Going back to the book by itself, its coverage of more advanced constructs in SQL is impressive. Hierarchical queries, regular expressions, and data warehousing analytical functions (including rollup and cube) are presented with easy to understand examples. Many other books on SQL either do not mention advanced functions, or if they do, they barely mention them and provide a few sparse examples.
Oracle by Example also has a good bit of coverage on administration and performance. Administration in this case refers to data definition language (create, alter and drop tables); manipulating constraints; using indexes, sequences and views; using the data dictionary; security via roles and privileges; and synonyms. For performance (or SQL optimization), the book imparts a working knowledge of the optimizer and its relationship to statistics.
Out of the 900-plus pages of this book, one bit of advice really sums up the bottom line on what writing SQL is about: getting the right results. The right results may come at a cost to performance, but the important thing here is that the results are correct. Performance can always be worked on or improved later (ignoring system-killing queries for the sake of the point here). Not catching or knowing the impact of a null value being returned by a NOT IN subquery is a subtle error that may go unnoticed for quite some time (if ever caught or noticed). The book does a good job of explaining this point and reinforces the concept of getting the correct data as opposed to the fastest data.

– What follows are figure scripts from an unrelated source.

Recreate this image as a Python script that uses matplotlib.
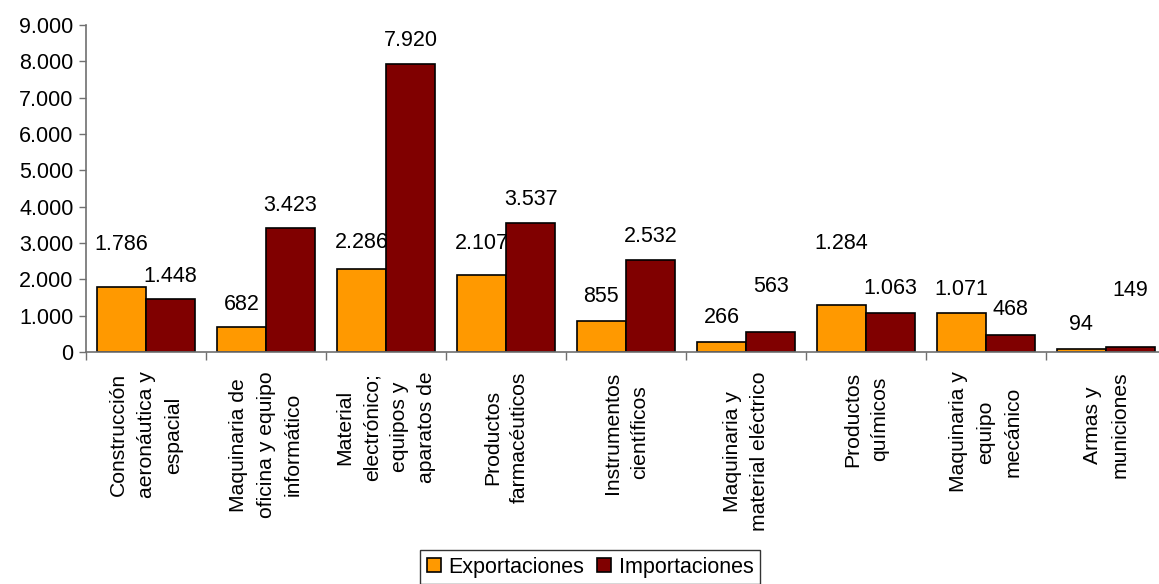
import numpy as np
import matplotlib
matplotlib.use("Agg")
import matplotlib.pyplot as plt
from matplotlib.ticker import FuncFormatter

# data
categorias = [
    "Construcción\naeronáutica y\nespacial",
    "Maquinaria de\noficina y equipo\ninformático",
    "Material\nelectrónico;\nequipos y\naparatos de",
    "Productos\nfarmacéuticos",
    "Instrumentos\ncientíficos",
    "Maquinaria y\nmaterial eléctrico",
    "Productos\nquímicos",
    "Maquinaria y\nequipo\nmecánico",
    "Armas y\nmuniciones",
]
exportaciones = [1786, 682, 2286, 2107, 855, 266, 1284, 1071, 94]
importaciones = [1448, 3423, 7920, 3537, 2532, 563, 1063, 468, 149]

# label lift above bar top, in pixels (Excel placed them unevenly)
lift_exp = [43, 23, 26, 32, 24, 25, 62, 24, 24]
lift_imp = [23, 22, 24, 24, 24, 45, 25, 25, 56]

plt.rcParams['font.family'] = ['Liberation Sans', 'DejaVu Sans']
FS = 15.5
FS_CAT = 15.2

fig = plt.figure(figsize=(11.59, 5.84), dpi=100)
ax = fig.add_axes([86 / 1159, 232 / 584, 1080 / 1159, 327 / 584])

x = np.arange(len(categorias))
w = 0.41
b1 = ax.bar(x + 0.09, exportaciones, width=w, align='edge', color='#FF9900',
            edgecolor='black', linewidth=1.2, label='Exportaciones')
b2 = ax.bar(x + 0.09 + w, importaciones, width=w, align='edge', color='#800000',
            edgecolor='black', linewidth=1.2, label='Importaciones')

def fmt(v):
    return f"{v:,.0f}".replace(",", ".")

for bars, vals, lifts in [(b1, exportaciones, lift_exp), (b2, importaciones, lift_imp)]:
    for r, v, d in zip(bars, vals, lifts):
        ax.annotate(fmt(v), (r.get_x() + r.get_width() / 2, v),
                    xytext=(0, d), textcoords='offset pixels',
                    ha='center', va='center', fontsize=FS)

ax.set_xlim(0, len(categorias))
ax.set_ylim(0, 9000)
ax.set_yticks(np.arange(0, 9001, 1000))
ax.yaxis.set_major_formatter(FuncFormatter(lambda v, p: fmt(v)))
ax.tick_params(axis='y', labelsize=FS, length=5, width=1, direction='out', pad=4)

ax.set_xticks(x + 0.5)
ax.set_xticklabels(categorias, rotation=90, fontsize=FS_CAT, ha='center', va='top',
                   multialignment='center', linespacing=1.55)
ax.tick_params(axis='x', which='major', length=0, pad=14)
ax.set_xticks(np.arange(0, len(categorias) + 1), minor=True)
ax.tick_params(axis='x', which='minor', length=6, width=1, direction='out')

for s in ['top', 'right']:
    ax.spines[s].set_visible(False)
for s in ['left', 'bottom']:
    ax.spines[s].set_color('#707070')
    ax.spines[s].set_linewidth(1.2)
ax.tick_params(colors='#707070', which='both', labelcolor='black')

leg = fig.legend(handles=[b1, b2], loc='center', bbox_to_anchor=(590 / 1159, 17 / 584),
                 ncol=2, fontsize=FS, frameon=True, fancybox=False, edgecolor='black',
                 handlelength=0.65, handleheight=0.65, handletextpad=0.35, columnspacing=0.6,
                 borderpad=0.3, borderaxespad=0)
leg.get_frame().set_linewidth(1.0)

fig.savefig("out.png", dpi=100)
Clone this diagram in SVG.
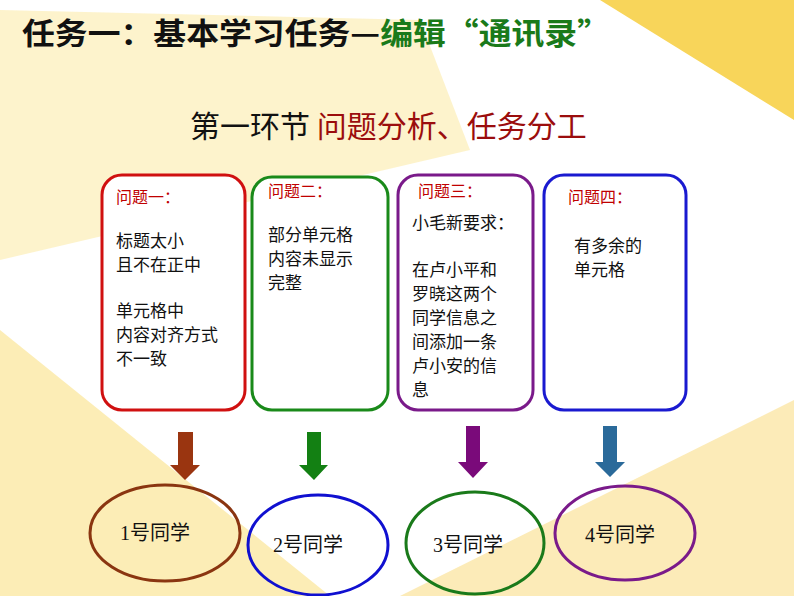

As a bonus, the schema used in this book is the same one used in Oracle PL/SQL by Example, so if you like the author’s writing and presentation style here, you’ll also like the style in the PL/SQL book, and there won’t be any overhead in terms of having to become familiar with a new sample schema. As far as “what are the books I want near me at work” goes, Oracle by Example is definitely on my short list.